Cela fait maintenant deux ans que je pratique ce système et que j’essaie de la faire connaître auprès des particuliers, mais aussi des élus et responsables agricoles. Ma persévérance m’a permis d’obtenir le label des producteurs locaux « De nos fermes 63 » et celui du parc naturel « Saveurs du Livradois-Forez ».

La fanéoculture, une marque déposée

Ma culture est baptisé fanéoculture et est désormais une marque déposée. C’est une méthode agricole adaptée à la culture maraîchère, fruitière, florale et viticole sur buttes de foin avec un apport de déchets végétaux et de matières organiques animales sans modifier de quelques manières la structure du sol et de se passer totalement d’apport hydriques.

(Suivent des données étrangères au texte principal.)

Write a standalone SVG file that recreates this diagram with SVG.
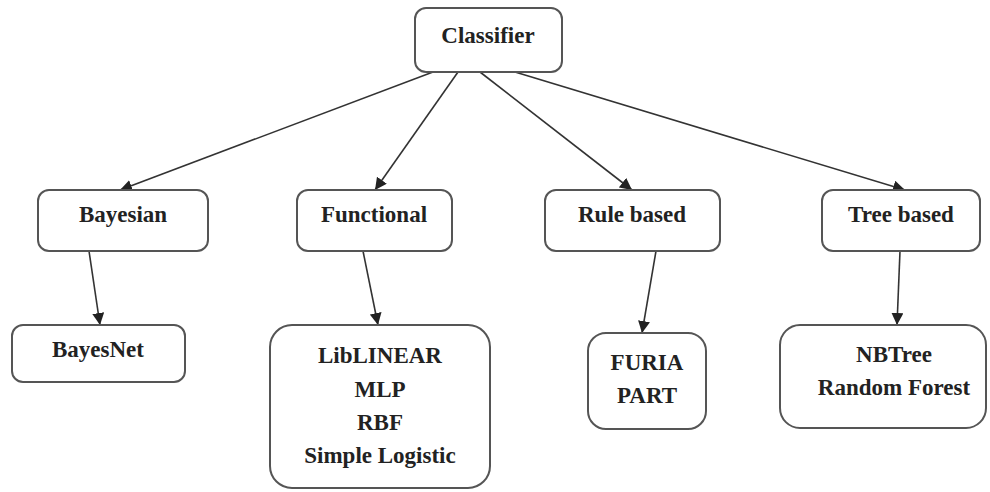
<svg xmlns="http://www.w3.org/2000/svg" width="990" height="492" viewBox="0 0 990 492">
  <defs>
    <marker id="arrow" viewBox="0 0 10 10" refX="10" refY="5" markerWidth="12" markerHeight="12" markerUnits="userSpaceOnUse" orient="auto">
      <path d="M0,0 L10,5 L0,10 z" fill="#222"/>
    </marker>
  </defs>
  <style>
    .box { fill: #fff; stroke: #555; stroke-width: 2; }
    .lbl { font-weight: bold; font-size: 23px; fill: #222; text-anchor: middle; }
    .edge { stroke: #333; stroke-width: 1.6; fill: none; marker-end: url(#arrow); }
  </style>
  <rect width="990" height="492" fill="#fff"/>

  <g id="connectors">
    <line class="edge" x1="433" y1="72" x2="120" y2="190"/>
    <line class="edge" x1="458" y1="72" x2="375" y2="190"/>
    <line class="edge" x1="480" y1="72" x2="632" y2="190"/>
    <line class="edge" x1="515" y1="72" x2="905" y2="190"/>
    <line class="edge" x1="89" y1="251" x2="100" y2="325"/>
    <line class="edge" x1="363" y1="251" x2="378" y2="325"/>
    <line class="edge" x1="656" y1="251" x2="642" y2="333"/>
    <line class="edge" x1="900" y1="251" x2="897" y2="325"/>
  </g>

  <g font-family="Liberation Serif, DejaVu Serif, serif">
  <g id="classifier">
    <rect class="box" x="415" y="8" width="147" height="64" rx="11"/>
    <text class="lbl" x="488" y="43">Classifier</text>
  </g>

  <g id="bayesian">
    <rect class="box" x="38" y="190" width="170" height="61" rx="11"/>
    <text class="lbl" x="123" y="222">Bayesian</text>
  </g>
  <g id="functional">
    <rect class="box" x="297" y="190" width="155" height="61" rx="11"/>
    <text class="lbl" x="374" y="222">Functional</text>
  </g>
  <g id="rule-based">
    <rect class="box" x="545" y="190" width="175" height="61" rx="11"/>
    <text class="lbl" x="632" y="222">Rule based</text>
  </g>
  <g id="tree-based">
    <rect class="box" x="822" y="190" width="158" height="61" rx="11"/>
    <text class="lbl" x="901" y="222">Tree based</text>
  </g>

  <g id="bayesnet">
    <rect class="box" x="12" y="325" width="173" height="57" rx="11"/>
    <text class="lbl" x="98" y="357">BayesNet</text>
  </g>
  <g id="functional-methods">
    <rect class="box" x="270" y="325" width="220" height="163" rx="22"/>
    <text class="lbl" x="380" y="363">LibLINEAR</text>
    <text class="lbl" x="380" y="397">MLP</text>
    <text class="lbl" x="380" y="430">RBF</text>
    <text class="lbl" x="380" y="463">Simple Logistic</text>
  </g>
  <g id="rule-methods">
    <rect class="box" x="588" y="333" width="118" height="96" rx="18"/>
    <text class="lbl" x="647" y="370">FURIA</text>
    <text class="lbl" x="647" y="403">PART</text>
  </g>
  <g id="tree-methods">
    <rect class="box" x="780" y="325" width="206" height="103" rx="20"/>
    <text class="lbl" x="894" y="362">NBTree</text>
    <text class="lbl" x="894" y="395">Random Forest</text>
  </g>
  </g>
</svg>
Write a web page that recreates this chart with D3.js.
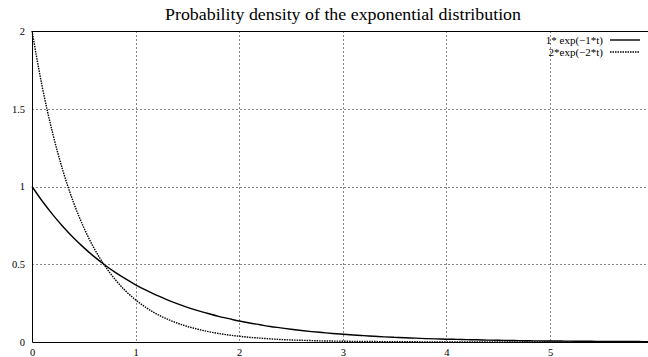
<!DOCTYPE html>
<html>
<head>
<meta charset="utf-8">
<script src="https://cdn.jsdelivr.net/npm/d3@7"></script>
<style>
  html, body { margin: 0; padding: 0; background: #fff; }
  svg { display: block; }
  text { font-family: "Liberation Serif", "Times New Roman", serif; fill: #000; }
</style>
</head>
<body>
<svg id="chart" width="648" height="357"></svg>
<script>
// Sample times (t) and density values of the two curves
const tValues = [0.0,0.1,0.2,0.3,0.4,0.5,0.6,0.7,0.8,0.9,1.0,1.1,1.2,1.3,1.4,1.5,1.6,1.7,1.8,1.9,2.0,2.1,2.2,2.3,2.4,2.5,2.6,2.7,2.8,2.9,3.0,3.1,3.2,3.3,3.4,3.5,3.6,3.7,3.8,3.9,4.0,4.1,4.2,4.3,4.4,4.5,4.6,4.7,4.8,4.9,5.0,5.1,5.2,5.3,5.4,5.5,5.6,5.7,5.8,5.9,6.0];
const densityRate1 = [1.000,0.905,0.819,0.741,0.670,0.607,0.549,0.497,0.449,0.407,0.368,0.333,0.301,0.273,0.247,0.223,0.202,0.183,0.165,0.150,0.135,0.122,0.111,0.100,0.091,0.082,0.074,0.067,0.061,0.055,0.050,0.045,0.041,0.037,0.033,0.030,0.027,0.025,0.022,0.020,0.018,0.017,0.015,0.014,0.012,0.011,0.010,0.009,0.008,0.007,0.0067,0.006,0.0055,0.005,0.0045,0.004,0.0037,0.0033,0.003,0.0027,0.0025];
const densityRate2 = [2.000,1.637,1.341,1.098,0.899,0.736,0.602,0.493,0.404,0.331,0.271,0.222,0.181,0.149,0.122,0.100,0.082,0.067,0.055,0.045,0.037,0.030,0.025,0.020,0.016,0.013,0.011,0.009,0.007,0.006,0.005,0.004,0.003,0.003,0.002,0.002,0.0015,0.0012,0.001,0.0008,0.0007,0.0005,0.0004,0.0004,0.0003,0.0002,0.0002,0.0002,0.0001,0.0001,0.0001,0.0001,0.0001,0,0,0,0,0,0,0,0];
const xTicks = [0, 1, 2, 3, 4, 5];
const xTickLabels = ["0", "1", "2", "3", "4", "5"];
const yTicks = [0, 0.5, 1, 1.5, 2];
const yTickLabels = ["0", "0.5", "1", "1.5", "2"];
const seriesNames = ["1* exp(\u22121*t)", "2*exp(\u22122*t)"];
const chartTitle = "Probability density of the exponential distribution";

const svg = d3.select("#chart");
const plotLeft = 32, plotRight = 653.6, plotTop = 31, plotBottom = 342;

const x = d3.scaleLinear().domain([0, 6]).range([plotLeft, plotRight]);
const y = d3.scaleLinear().domain([0, 2]).range([plotBottom, plotTop]);

// Grid
const grid = svg.append("g").attr("stroke", "#8a8a8a").attr("stroke-width", 1)
  .attr("stroke-dasharray", "2,2").attr("fill", "none");
xTicks.slice(1).forEach(v => {
  const px = Math.round(x(v)) + 0.5;
  grid.append("line").attr("x1", px).attr("x2", px).attr("y1", plotTop).attr("y2", plotBottom);
});
yTicks.slice(1, -1).forEach(v => {
  const py = Math.round(y(v)) + 0.5;
  grid.append("line").attr("x1", plotLeft).attr("x2", 648).attr("y1", py).attr("y2", py);
});

// Tick labels via d3 axes (axis lines hidden, text kept)
const xAxis = d3.axisBottom(x).tickValues(xTicks).tickFormat((d, i) => xTickLabels[i]).tickSize(0).tickPadding(0);
const gx = svg.append("g").attr("transform", `translate(0,${plotBottom})`).call(xAxis);
gx.select(".domain").remove();
gx.selectAll("text").attr("font-family", "Liberation Serif").attr("font-size", 10.5)
  .attr("y", 13.5).attr("dy", 0);

const yAxis = d3.axisLeft(y).tickValues(yTicks).tickFormat((d, i) => yTickLabels[i]).tickSize(0).tickPadding(7);
const gy = svg.append("g").attr("transform", `translate(${plotLeft},0)`).call(yAxis);
gy.select(".domain").remove();
gy.selectAll("text").attr("font-family", "Liberation Serif").attr("font-size", 10.5).attr("dy", "0.33em");

// Frame: top, left, bottom
const frame = svg.append("g").attr("stroke", "#000").attr("stroke-width", 1).attr("fill", "none");
frame.append("path").attr("d", `M648,${plotTop + 0.5}H${plotLeft + 0.5}V${plotBottom + 0.5}H648`);

// Curves
const line = d3.line().x((d, i) => x(tValues[i])).y(d => y(d)).curve(d3.curveMonotoneX);
svg.append("path").datum(densityRate1).attr("d", line)
  .attr("fill", "none").attr("stroke", "#000").attr("stroke-width", 1.4);
svg.append("path").datum(densityRate2).attr("d", line)
  .attr("fill", "none").attr("stroke", "#000").attr("stroke-width", 1.4)
  .attr("stroke-dasharray", "1.5,1");

// Legend
const legend = svg.append("g");
seriesNames.forEach((name, i) => {
  const ly = 40 + i * 12;
  legend.append("text").attr("x", 603).attr("y", ly).attr("dy", "0.33em")
    .attr("text-anchor", "end").attr("font-size", 11).text(name);
  legend.append("line").attr("x1", 610).attr("x2", 640).attr("y1", ly).attr("y2", ly)
    .attr("stroke", "#000").attr("stroke-width", 1.4)
    .attr("stroke-dasharray", i === 1 ? "1.5,1" : null);
});

// Title
svg.append("text").attr("x", 343).attr("y", 19.5).attr("text-anchor", "middle")
  .attr("font-size", 16.5).attr("textLength", 356).attr("lengthAdjust", "spacingAndGlyphs")
  .text(chartTitle);
</script>
</body>
</html>
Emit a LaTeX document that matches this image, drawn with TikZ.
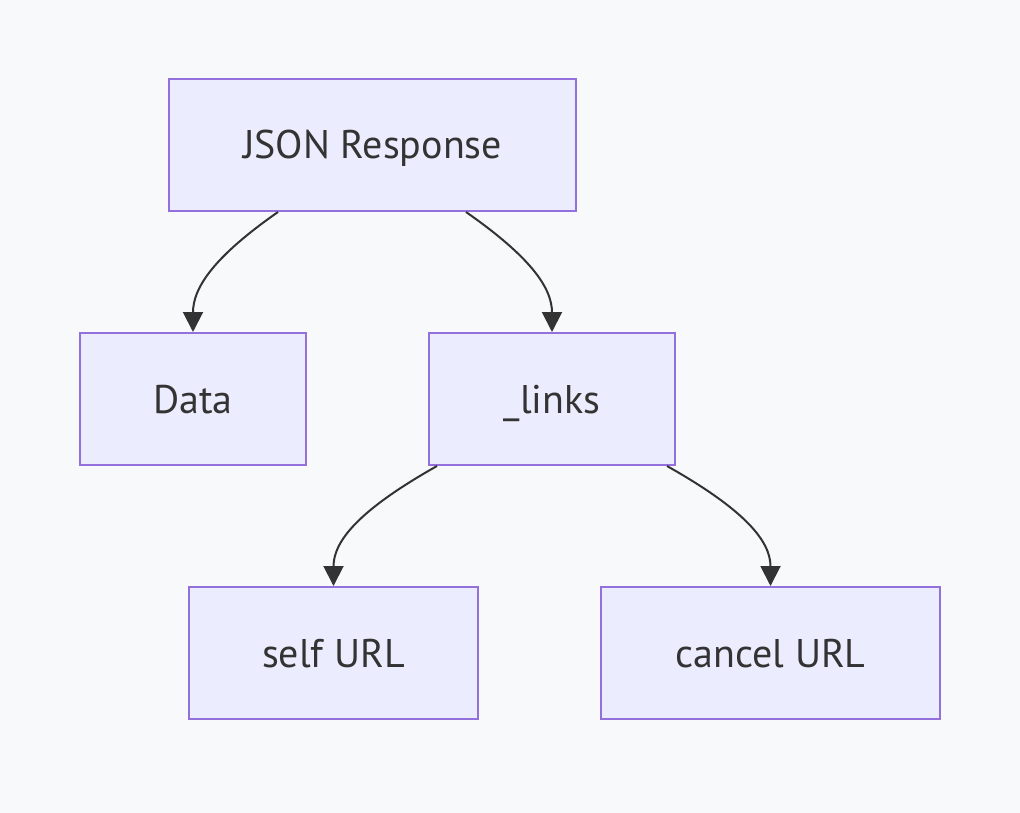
\documentclass[tikz,border=0pt]{standalone}
\usepackage{fontspec}
\setmainfont{PT Sans}
\usetikzlibrary{arrows.meta,calc}
\definecolor{bgc}{RGB}{248,249,250}
\definecolor{boxfill}{RGB}{236,236,255}
\definecolor{boxline}{RGB}{147,112,219}
\definecolor{txt}{RGB}{51,51,51}
\tikzset{
  box/.style={draw=boxline,fill=boxfill,line width=2pt,text=txt,inner sep=0pt,
    font=\fontsize{40}{48}\selectfont,minimum height=132pt,
    text height=32pt,text depth=4pt},
  arr/.style={draw=txt,line width=2pt,-{Triangle[width=20pt,length=20pt]}}
}
\begin{document}
\begin{tikzpicture}[x=1pt,y=1pt]
\fill[bgc] (0,0) rectangle (1020,-813);
\useasboundingbox (0,0) rectangle (1020,-813);
\node[box,minimum width=407pt] (json) at (372.5,-145) {JSON Response};
\node[box,minimum width=226pt] (data) at (193,-399) {Data};
\node[box,minimum width=246pt] (links) at (552,-399) {\_links};
\node[box,minimum width=289pt] (self) at (333.5,-653) {self URL};
\node[box,minimum width=339pt] (cancel) at (770.5,-653) {cancel URL};
\draw[arr] ($(json.south)+(-94.5,0)$) .. controls +(-63,-44) and +(0,45) .. (data.north);
\draw[arr] ($(json.south)+(93.5,0)$) .. controls +(63,-44) and +(0,45) .. (links.north);
\draw[arr] ($(links.south)+(-115,0)$) .. controls +(-78,-44) and +(0,45) .. (self.north);
\draw[arr] ($(links.south)+(115,0)$) .. controls +(78,-44) and +(0,45) .. (cancel.north);
\end{tikzpicture}
\end{document}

Pour une autre agriculture

Ce type de culture peut s’adapter à tous les systèmes que ce soit l’arboriculture, la viticulture, le maraichage, mais aussi aux cultures des services municipales qui sont très gourmandes en eau.

Il faut arrêter d’avoir un système de production formaté et être ouvert à d’autres techniques qui peuvent faire leurs preuves. Oublier les techniques culturales utilisés depuis des siècles et s’ouvrir à de nouveaux horizon. C’est pour cela que je souhaite communiquer à tous les organismes ou élus, afin qu’ils viennent me rencontrer pour débattre de mon système cultural et non pas rester dans un système imposé par des quotas et bien d’autres choses encore.

Je sais très bien que je dérange. Je passe pour un fantasque aux yeux de beaucoup de monde car je n’ai pas de surface agricole importante (500 mètres carrés) et je sais très bien que j’aurais beaucoup de mal à m’agrandir parce que l’on évite toujours ce qui fait peur. Mais j’en ai marre de voir notre agriculture détruite petit à petit par des bureaucrates qui n’ont jamais mis les pieds dans une exploitation agricole et qui ne jurent que par leurs écrits et leurs lois. Il est temps de changer, et ce changement je ne pourrais le faire sans vous qui êtes des acteurs de la vie quotidienne, qui ont l’espoir de retrouver une alimentation plus saine et naturelle en provenance de nos régions.